=== Recorded data ===
==========
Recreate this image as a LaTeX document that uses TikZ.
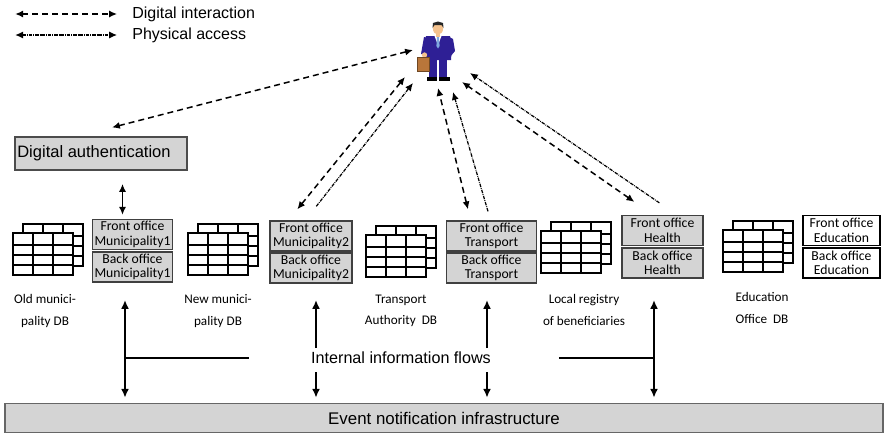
\documentclass[tikz,border=0pt]{standalone}
\usepackage{fontspec}
\setmainfont{Liberation Sans}
\newfontfamily\comicfont{Carlito}
\usetikzlibrary{arrows.meta}
\definecolor{boxgray}{HTML}{D4D4D4}
\definecolor{suitblue}{HTML}{2E1F95}
\definecolor{skin}{HTML}{F4C28E}
\definecolor{leather}{HTML}{B9763A}
\definecolor{tieblue}{HTML}{7FA8E0}

% stacked table icon, anchored at the top left of the front sheet
\tikzset{
  dbtable/.pic={
    \foreach \dx in {10,0}{
      \draw[fill=white, line width=0.6pt] (\dx,-0.9*\dx) rectangle +(60,42);
      \foreach \c in {20,40} \draw[line width=0.6pt] (\dx+\c,-0.9*\dx) -- +(0,42);
      \foreach \r in {12,22,32} \draw[line width=0.6pt] (\dx,-0.9*\dx+\r) -- +(60,0);
    }
  }
}

\begin{document}
\begin{tikzpicture}[
    x=0.02cm, y=-0.02cm,
    office/.style={rectangle, draw=black!75, fill=boxgray, line width=0.8pt, inner sep=0pt, minimum height=17pt, align=center, font=\comicfont\fontsize{7.8}{8.2}\selectfont},
    dblabel/.style={align=center, font=\comicfont\fontsize{7.5}{12}\selectfont},
    legend/.style={anchor=west, inner sep=0pt, font=\fontsize{9.1}{10}\selectfont},
    digital/.style={{Latex[length=4.5pt,width=4pt]}-{Latex[length=4.5pt,width=4pt]}, line width=0.85pt, dash pattern=on 3.4pt off 2.3pt},
    physical/.style={line width=0.7pt, dash pattern=on 2pt off 0.6pt on 0.4pt off 0.6pt},
    bus/.style={line width=1.2pt},
    bustip/.style={-{Latex[length=5pt,width=4.5pt]}},
  ]
  \useasboundingbox (0,0) rectangle (886,433);

  % legend
  \node[legend] (lgdig) at (132,14) {Digital interaction};
  \node[legend] (lgphy) at (132,35) {Physical access};
  \draw[digital] ([xshift=-66.5pt]lgdig.west) -- ([xshift=-8.5pt]lgdig.west);
  \draw[physical, {Latex[length=4.5pt,width=4pt]}-{Latex[length=4.5pt,width=4pt]}] ([xshift=-66.5pt]lgphy.west) -- ([xshift=-8.5pt]lgphy.west);

  % citizen
  \fill[suitblue] (429,57) rectangle (437,78);
  \fill[suitblue] (439,57) rectangle (447,78);
  \fill[black] (427,77) rectangle (437,80.5);
  \fill[black] (439,77) rectangle (450,80.5);
  \fill[suitblue] (426,36) -- (450,36) -- (452,46) -- (451,60) -- (425,60) -- (424,46) -- cycle;
  \fill[suitblue] (424,37) -- (429,38) -- (428,54) -- (421,54) -- cycle;
  \fill[suitblue] (449,37) -- (453,39) -- (455,51) -- (450,57) -- (447,53) -- cycle;
  \fill[white] (434.5,36) -- (441.5,36) -- (438,45) -- cycle;
  \fill[tieblue] (437,37) -- (439,37) -- (439.6,46) -- (438,48.5) -- (436.4,46) -- cycle;
  \fill[skin] (436,32) rectangle (440,37);
  \fill[skin] (438,28.5) ellipse [x radius=2.9pt, y radius=3.5pt];
  \fill[black!85] (432.5,28) -- (433,23) -- (438,21.5) -- (443,23) -- (443.5,28) -- (441.5,25) -- (434.5,25) -- cycle;
  \fill[skin] (424.5,55) circle (1.5pt);
  \fill[leather] (417,57) rectangle (429,71);
  \draw[leather!60!black, line width=0.5pt] (417,57) rectangle (429,71);

  \coordinate (pauth) at (413,50);
  \coordinate (pmun) at (405,77);
  \coordinate (pmunx) at (413,83);
  \coordinate (ptra) at (438,88);
  \coordinate (ptrax) at (453,92);
  \coordinate (phea) at (462,82);
  \coordinate (pheax) at (470,73);

  % authentication
  \node[rectangle, draw=black!70, fill=boxgray, line width=0.6pt, minimum width=97.9pt, minimum height=18.8pt, inner sep=0pt, font=\fontsize{9.4}{10}\selectfont] (auth) at (101,153.5) {\hspace*{-8pt}Digital authentication};

  % front and back offices
  \node[office, minimum width=45.5pt] (fo1) at (132.5,234.5) {Front office\\Municipality1};
  \node[office, minimum width=45.5pt] (bo1) at (132.5,267) {Back office\\Municipality1};
  \node[office, minimum width=46.7pt] (fo2) at (311,236) {Front office\\Municipality2};
  \node[office, minimum width=46.7pt] (bo2) at (311,268) {Back office\\Municipality2};
  \node[office, minimum width=51pt] (fot) at (491.5,236) {Front office\\Transport};
  \node[office, minimum width=51pt] (bot) at (491.5,268) {Back office\\Transport};
  \node[office, minimum width=46pt] (foh) at (662.5,230.5) {Front office\\Health};
  \node[office, minimum width=46pt] (boh) at (662.5,263) {Back office\\Health};
  \node[office, fill=white, draw=black, minimum width=43.8pt] (foe) at (841.5,230.5) {Front office\\Education};
  \node[office, fill=white, draw=black, minimum width=43.8pt] (boe) at (841.5,263) {Back office\\Education};

  % databases
  \pic at (13,233) {dbtable};
  \pic at (188,233) {dbtable};
  \pic at (366,235) {dbtable};
  \pic at (541,231) {dbtable};
  \pic at (723,230) {dbtable};
  \node[dblabel] (lold) at (45,311) {Old munici-\\pality DB};
  \node[dblabel] (lnew) at (218,311) {New munici-\\pality DB};
  \node[dblabel] (ltra) at (401,311) {Transport\\Authority\ \ DB};
  \node[dblabel] (lreg) at (584,310) {Local registry\\of beneficiaries};
  \node[dblabel] (ledu) at (762,308) {Education\\Office\ \ DB};

  % citizen interactions
  \draw[digital] ([shift={(11,-9)}]auth.north) -- (pauth);
  \draw[digital] ([shift={(28,-11)}]fo2.north west) -- (pmun);
  \draw[physical, -{Latex[length=4.5pt,width=4pt]}] ([shift={(47,-14)}]fo2.north west) -- (pmunx);
  \draw[digital] ([shift={(22,-11)}]fot.north west) -- (ptra);
  \draw[physical, -{Latex[length=4.5pt,width=4pt]}] ([shift={(42,-9)}]fot.north west) -- (ptrax);
  \draw[digital] ([shift={(13,-13)}]foh.north west) -- (phea);
  \draw[physical, -{Latex[length=4.5pt,width=4pt]}] ([shift={(38,-12)}]foh.north west) -- (pheax);
  \draw[bus, line width=0.9pt, {Latex[length=4.5pt,width=4pt]}-{Latex[length=4.5pt,width=4pt]}] ([shift={(-10,-4)}]fo1.north) -- ++(0,-31);

  % event bus
  \node[rectangle, draw=black!60, fill=boxgray, line width=0.6pt, minimum width=499.7pt, minimum height=16.5pt, inner sep=0pt, font=\fontsize{9.6}{10}\selectfont] (bar) at (444,418) {Event notification infrastructure};
  \node[inner sep=1pt, font=\fontsize{9.2}{10}\selectfont] (flows) at (401,358) {Internal information flows};

  \coordinate (ina) at (125,300);
  \coordinate (inb) at (316,300);
  \coordinate (inc) at (487,300);
  \coordinate (ind) at (654,300);
  \draw[bus, {Latex[length=5pt,width=4.5pt]}-{Latex[length=5pt,width=4.5pt]}, shorten >=3pt] (ina) -- (ina |- bar.north);
  \draw[bus, {Latex[length=5pt,width=4.5pt]}-{Latex[length=5pt,width=4.5pt]}, shorten >=3pt] (ind) -- (ind |- bar.north);
  \foreach \c in {inb,inc}{
    \draw[bus, bustip] (\c) ++(0,48) -- (\c);
    \draw[bus, bustip, shorten >=3pt] (\c |- flows.south) ++(0,6) -- (\c |- bar.north);
  }
  \draw[bus] (ina |- flows) -- ([xshift=-34pt]flows.west);
  \draw[bus] ([xshift=37.5pt]flows.east) -- (ind |- flows);
\end{tikzpicture}
\end{document}
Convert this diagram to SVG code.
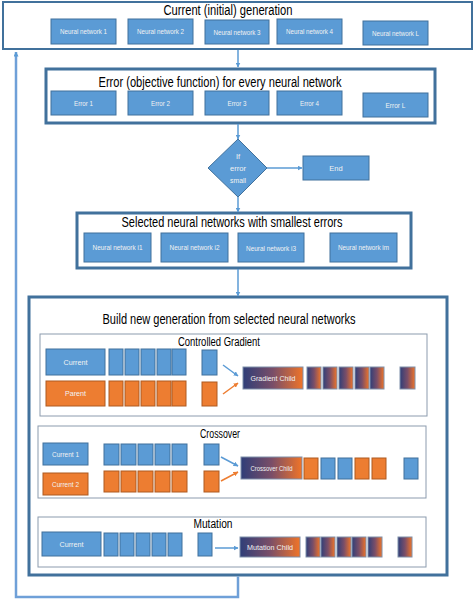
<svg xmlns="http://www.w3.org/2000/svg" width="474" height="600" viewBox="0 0 474 600">
<defs>
<linearGradient id="grad" x1="0" y1="0" x2="1" y2="0">
<stop offset="0" stop-color="#2F3E78"/>
<stop offset="0.5" stop-color="#7A4E68"/>
<stop offset="1" stop-color="#F07428"/>
</linearGradient>
<marker id="ab" viewBox="0 0 10 10" refX="9" refY="5" markerWidth="5" markerHeight="5" orient="auto" markerUnits="userSpaceOnUse">
<path d="M0,0 L10,5 L0,10 z" fill="#5B9BD5"/>
</marker>
<marker id="ao" viewBox="0 0 10 10" refX="9" refY="5" markerWidth="5" markerHeight="5" orient="auto" markerUnits="userSpaceOnUse">
<path d="M0,0 L10,5 L0,10 z" fill="#ED7D31"/>
</marker>
</defs>
<style>
.bg{fill:#FFFFFF}
.frame{fill:#FFFFFF;stroke:#41719C;stroke-width:3}
.top{fill:#FFFFFF;stroke:#41719C;stroke-width:2}
.sub{fill:#FFFFFF;stroke:#8C9BAE;stroke-width:1}
.b{fill:#5B9BD5;stroke:#41719C;stroke-width:1}
.o{fill:#ED7D31;stroke:#AE5A21;stroke-width:1}
.g{fill:url(#grad);stroke:#7F8FA9;stroke-width:1}
.t{font-family:"Liberation Sans",Arial,sans-serif;fill:#000000;text-anchor:middle}
.h1{font-size:14px}
.h2{font-size:12px}
.l{font-family:"Liberation Sans",Arial,sans-serif;font-size:7.5px;fill:#F2F2F2;text-anchor:middle}
.c{fill:none;stroke:#5B9BD5;stroke-width:1.5}
.co{fill:none;stroke:#ED7D31;stroke-width:1.5}
.fb{fill:none;stroke:#6FA0D8;stroke-width:2.5}
</style>
<rect class="bg" x="0" y="0" width="474" height="600"/>

<g id="current-generation">
<rect class="top" x="3" y="2" width="469" height="47"/>
<text class="t h1" x="228" y="15" textLength="129" lengthAdjust="spacingAndGlyphs">Current (initial) generation</text>
<rect class="b" x="51" y="19" width="65" height="25"/><text class="l" x="83.5" y="34" textLength="47" lengthAdjust="spacingAndGlyphs">Neural network 1</text>
<rect class="b" x="128" y="19" width="65" height="25"/><text class="l" x="160.5" y="34" textLength="47" lengthAdjust="spacingAndGlyphs">Neural network 2</text>
<rect class="b" x="205" y="20" width="64" height="24"/><text class="l" x="237" y="35" textLength="47" lengthAdjust="spacingAndGlyphs">Neural network 3</text>
<rect class="b" x="277" y="19" width="65" height="25"/><text class="l" x="309.5" y="34" textLength="47" lengthAdjust="spacingAndGlyphs">Neural network 4</text>
<rect class="b" x="363" y="21" width="65" height="24"/><text class="l" x="395.5" y="36" textLength="47" lengthAdjust="spacingAndGlyphs">Neural network L</text>
</g>

<g id="error">
<rect class="frame" x="46" y="69" width="389" height="54"/>
<text class="t h1" x="220" y="87" textLength="243" lengthAdjust="spacingAndGlyphs">Error (objective function) for every neural network</text>
<rect class="b" x="51" y="91" width="65" height="24"/><text class="l" x="83.5" y="106" textLength="19" lengthAdjust="spacingAndGlyphs">Error 1</text>
<rect class="b" x="128" y="91" width="65" height="24"/><text class="l" x="160.5" y="106" textLength="19" lengthAdjust="spacingAndGlyphs">Error 2</text>
<rect class="b" x="205" y="91" width="64" height="24"/><text class="l" x="237" y="106" textLength="19" lengthAdjust="spacingAndGlyphs">Error 3</text>
<rect class="b" x="277" y="91" width="65" height="24"/><text class="l" x="309.5" y="106" textLength="19" lengthAdjust="spacingAndGlyphs">Error 4</text>
<rect class="b" x="363" y="93" width="65" height="24"/><text class="l" x="395.5" y="108" textLength="20" lengthAdjust="spacingAndGlyphs">Error  L</text>
</g>

<g id="decision">
<polygon class="b" points="238,139 267,168 238,197 208,168"/>
<text class="l" x="238" y="159">If</text>
<text class="l" x="238" y="171" textLength="16" lengthAdjust="spacingAndGlyphs">error</text>
<text class="l" x="238" y="183" textLength="16" lengthAdjust="spacingAndGlyphs">small</text>
</g>

<g id="end">
<rect class="b" x="303" y="156" width="66" height="24"/>
<text class="l" x="336" y="171">End</text>
</g>

<g id="selected">
<rect class="frame" x="77" y="213" width="334" height="55"/>
<text class="t h1" x="232" y="227" textLength="221" lengthAdjust="spacingAndGlyphs">Selected neural networks with smallest errors</text>
<rect class="b" x="84" y="233" width="67" height="29"/><text class="l" x="117.5" y="250" textLength="50" lengthAdjust="spacingAndGlyphs">Neural network i1</text>
<rect class="b" x="161" y="233" width="67" height="29"/><text class="l" x="194.5" y="250" textLength="50" lengthAdjust="spacingAndGlyphs">Neural network i2</text>
<rect class="b" x="238" y="233" width="66" height="29"/><text class="l" x="271" y="251" textLength="50" lengthAdjust="spacingAndGlyphs">Neural network i3</text>
<rect class="b" x="330" y="233" width="67" height="29"/><text class="l" x="363.5" y="250" textLength="51" lengthAdjust="spacingAndGlyphs">Neural network im</text>
</g>

<g id="build">
<rect class="frame" x="29" y="297" width="418" height="278"/>
<text class="t h1" x="229" y="324" textLength="253" lengthAdjust="spacingAndGlyphs">Build new generation from selected neural networks</text>
</g>

<g id="controlled-gradient">
<rect class="sub" x="40" y="334" width="387" height="82"/>
<text class="t h2" x="219" y="346" textLength="82" lengthAdjust="spacingAndGlyphs">Controlled Gradient</text>
<rect class="b" x="46" y="349" width="59" height="26"/><text class="l" x="75.5" y="365" textLength="24" lengthAdjust="spacingAndGlyphs">Current</text>
<rect class="o" x="46" y="381" width="59" height="25"/><text class="l" x="75.5" y="396" textLength="21" lengthAdjust="spacingAndGlyphs">Parent</text>
<rect class="b" x="109" y="349" width="14" height="26"/>
<rect class="b" x="125" y="349" width="14" height="26"/>
<rect class="b" x="141" y="349" width="14" height="26"/>
<rect class="b" x="157" y="349" width="14" height="26"/>
<rect class="b" x="172" y="349" width="14" height="26"/>
<rect class="b" x="202" y="350" width="15" height="25"/>
<rect class="o" x="109" y="381" width="14" height="25"/>
<rect class="o" x="125" y="381" width="14" height="25"/>
<rect class="o" x="141" y="381" width="14" height="25"/>
<rect class="o" x="157" y="381" width="14" height="25"/>
<rect class="o" x="172" y="381" width="14" height="25"/>
<rect class="o" x="202" y="382" width="15" height="24"/>
<rect class="g" x="243" y="367" width="60" height="22"/><text class="l" x="273" y="381" textLength="45" lengthAdjust="spacingAndGlyphs">Gradient Child</text>
<rect class="g" x="307" y="367" width="14" height="22"/>
<rect class="g" x="323" y="367" width="14" height="22"/>
<rect class="g" x="339" y="367" width="14" height="22"/>
<rect class="g" x="355" y="367" width="14" height="22"/>
<rect class="g" x="370" y="367" width="14" height="22"/>
<rect class="g" x="400" y="367" width="15" height="22"/>
</g>

<g id="crossover">
<rect class="sub" x="38" y="426" width="388" height="72"/>
<text class="t h2" x="220" y="438" textLength="40" lengthAdjust="spacingAndGlyphs">Crossover</text>
<rect class="b" x="43" y="443" width="45" height="22"/><text class="l" x="65.5" y="457" textLength="27" lengthAdjust="spacingAndGlyphs">Current 1</text>
<rect class="o" x="43" y="473" width="45" height="22"/><text class="l" x="65.5" y="487" textLength="27" lengthAdjust="spacingAndGlyphs">Current 2</text>
<rect class="b" x="104" y="444" width="15" height="21"/>
<rect class="b" x="121" y="444" width="15" height="21"/>
<rect class="b" x="138" y="444" width="15" height="21"/>
<rect class="b" x="155" y="444" width="15" height="21"/>
<rect class="b" x="172" y="444" width="15" height="21"/>
<rect class="b" x="204" y="444" width="15" height="21"/>
<rect class="o" x="104" y="471" width="15" height="21"/>
<rect class="o" x="121" y="471" width="15" height="21"/>
<rect class="o" x="138" y="471" width="15" height="21"/>
<rect class="o" x="155" y="471" width="15" height="21"/>
<rect class="o" x="172" y="471" width="15" height="21"/>
<rect class="o" x="204" y="471" width="15" height="21"/>
<rect class="g" x="241" y="457" width="61" height="22"/><text class="l" x="271.5" y="471" textLength="42" lengthAdjust="spacingAndGlyphs">Crossover Child</text>
<rect class="o" x="304" y="458" width="14" height="21"/>
<rect class="b" x="321" y="458" width="14" height="21"/>
<rect class="b" x="338" y="458" width="14" height="21"/>
<rect class="o" x="355" y="458" width="14" height="21"/>
<rect class="o" x="372" y="458" width="14" height="21"/>
<rect class="b" x="404" y="458" width="14" height="21"/>
</g>

<g id="mutation">
<rect class="sub" x="38" y="517" width="388" height="50"/>
<text class="t h2" x="213" y="528" textLength="39" lengthAdjust="spacingAndGlyphs">Mutation</text>
<rect class="b" x="42" y="532" width="59" height="24"/><text class="l" x="71.5" y="547" textLength="24" lengthAdjust="spacingAndGlyphs">Current</text>
<rect class="b" x="104" y="533" width="14" height="23"/>
<rect class="b" x="120" y="533" width="14" height="23"/>
<rect class="b" x="136" y="533" width="14" height="23"/>
<rect class="b" x="152" y="533" width="14" height="23"/>
<rect class="b" x="168" y="533" width="14" height="23"/>
<rect class="b" x="198" y="533" width="14" height="23"/>
<rect class="g" x="240" y="537" width="60" height="20"/><text class="l" x="270" y="550" textLength="46" lengthAdjust="spacingAndGlyphs">Mutation Child</text>
<rect class="g" x="306" y="537" width="14" height="20"/>
<rect class="g" x="321" y="537" width="14" height="20"/>
<rect class="g" x="337" y="537" width="14" height="20"/>
<rect class="g" x="352" y="537" width="14" height="20"/>
<rect class="g" x="368" y="537" width="14" height="20"/>
<rect class="g" x="398" y="537" width="14" height="20"/>
</g>

<g id="connectors">
<line class="c" x1="238" y1="50" x2="238" y2="67" marker-end="url(#ab)"/>
<line class="c" x1="238" y1="124" x2="238" y2="139" marker-end="url(#ab)"/>
<line class="c" x1="267" y1="168" x2="302" y2="168" marker-end="url(#ab)"/>
<line class="c" x1="238" y1="197" x2="238" y2="212" marker-end="url(#ab)"/>
<line class="c" x1="238" y1="269" x2="238" y2="296" marker-end="url(#ab)"/>
<polyline class="fb" points="238,576.5 238,597 16,597 16,52" marker-end="url(#ab)"/>
<line class="c" x1="223" y1="365" x2="238" y2="376" marker-end="url(#ab)"/>
<line class="co" x1="223" y1="394" x2="238" y2="383" marker-end="url(#ao)"/>
<line class="c" x1="221" y1="457" x2="238" y2="466" marker-end="url(#ab)"/>
<line class="co" x1="221" y1="481" x2="238" y2="472" marker-end="url(#ao)"/>
<line class="c" x1="215" y1="548" x2="238" y2="548" marker-end="url(#ab)"/>
</g>
</svg>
==========
=== Exercise ===
Repeat the lines of the listing above verbatim, beginning at its first line and ending at the line containing "([xshift=-66.5pt]lgphy.west) -- ([xshift=-8.5pt]lgphy.west);", which is included. Omit pictures.

=== Answer ===
Recreate this image as a LaTeX document that uses TikZ.
\documentclass[tikz,border=0pt]{standalone}
\usepackage{fontspec}
\setmainfont{Liberation Sans}
\newfontfamily\comicfont{Carlito}
\usetikzlibrary{arrows.meta}
\definecolor{boxgray}{HTML}{D4D4D4}
\definecolor{suitblue}{HTML}{2E1F95}
\definecolor{skin}{HTML}{F4C28E}
\definecolor{leather}{HTML}{B9763A}
\definecolor{tieblue}{HTML}{7FA8E0}

% stacked table icon, anchored at the top left of the front sheet
\tikzset{
  dbtable/.pic={
    \foreach \dx in {10,0}{
      \draw[fill=white, line width=0.6pt] (\dx,-0.9*\dx) rectangle +(60,42);
      \foreach \c in {20,40} \draw[line width=0.6pt] (\dx+\c,-0.9*\dx) -- +(0,42);
      \foreach \r in {12,22,32} \draw[line width=0.6pt] (\dx,-0.9*\dx+\r) -- +(60,0);
    }
  }
}

\begin{document}
\begin{tikzpicture}[
    x=0.02cm, y=-0.02cm,
    office/.style={rectangle, draw=black!75, fill=boxgray, line width=0.8pt, inner sep=0pt, minimum height=17pt, align=center, font=\comicfont\fontsize{7.8}{8.2}\selectfont},
    dblabel/.style={align=center, font=\comicfont\fontsize{7.5}{12}\selectfont},
    legend/.style={anchor=west, inner sep=0pt, font=\fontsize{9.1}{10}\selectfont},
    digital/.style={{Latex[length=4.5pt,width=4pt]}-{Latex[length=4.5pt,width=4pt]}, line width=0.85pt, dash pattern=on 3.4pt off 2.3pt},
    physical/.style={line width=0.7pt, dash pattern=on 2pt off 0.6pt on 0.4pt off 0.6pt},
    bus/.style={line width=1.2pt},
    bustip/.style={-{Latex[length=5pt,width=4.5pt]}},
  ]
  \useasboundingbox (0,0) rectangle (886,433);

  % legend
  \node[legend] (lgdig) at (132,14) {Digital interaction};
  \node[legend] (lgphy) at (132,35) {Physical access};
  \draw[digital] ([xshift=-66.5pt]lgdig.west) -- ([xshift=-8.5pt]lgdig.west);
  \draw[physical, {Latex[length=4.5pt,width=4pt]}-{Latex[length=4.5pt,width=4pt]}] ([xshift=-66.5pt]lgphy.west) -- ([xshift=-8.5pt]lgphy.west);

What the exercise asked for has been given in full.